What you might not guess, however, is how much fun they seem to have been having recording this. This is 2011’s version of 1955’s good blowing sessions. Everyone got together, vibed off each other, and made that alchemy obvious enough to place on wax: dig us, having a blast rockin out with our cock[in] out. This is the dixie sludge metal equivalent of Monk, Parker, Stanley Turrentine and Coleman Hawkins jamming after hours at Minton’s.

And Goddamn is it fun stuff.

Disperse the Curse is Motorhead if they smoked more than they drank, it’s Entombed or the Cro-Mags if they were from the Deep South, it’s… you feel me.

It’s fun, uptempo sludge: a rickety old beast, bored of lurching town to town destroying all, laying waste, et yawn cetera— who went and got stoned on an argot fungus in wheat and St.

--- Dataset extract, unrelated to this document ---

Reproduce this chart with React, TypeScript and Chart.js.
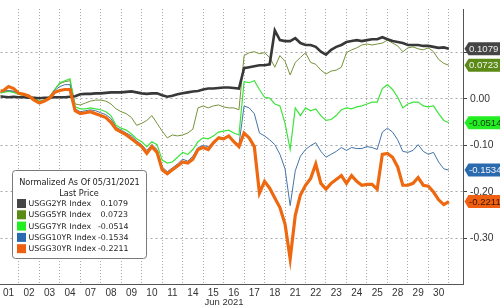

Vitus Danced his  goddamned way to a primrose path of carnage and mayhem that smelled like diesel oil, weed, cicadas and hot amp cable.

Still in? Yeah you are. Don’t act like that doesn’t sound like mad fun, son– the album version of mudding, cow-tippin, going shoeless for a season, or nailing your hot cousin.


“Gifted Horse,” track 2, is a particular ripper, as is “Glass Roses.” “Unholy Foe” slows down a bit –just long enough to crush, you understand– then “Scars” punishes you with a pear of agony for daring to think Hail! Hornet  had slowed down for even a second.

That last simile got a bit more grotesque than I’d intended.

ANYhoo… go listen. Me thinkee you likee.



  1. Not feeling it yet… I’ll give it a pause and see what I think when I come back to it. I was expecting something with a more bit swing and elasticity. I want to like it but my ears can sometimes be stubborn little fuckers.

    1. Yeah, it’s a stoner/sludger’s summer album: that good-time swamp metal. Pretty much generic, but you can hear what a good time they’re having. It’s like hearing someone laugh– you can’t help but go along.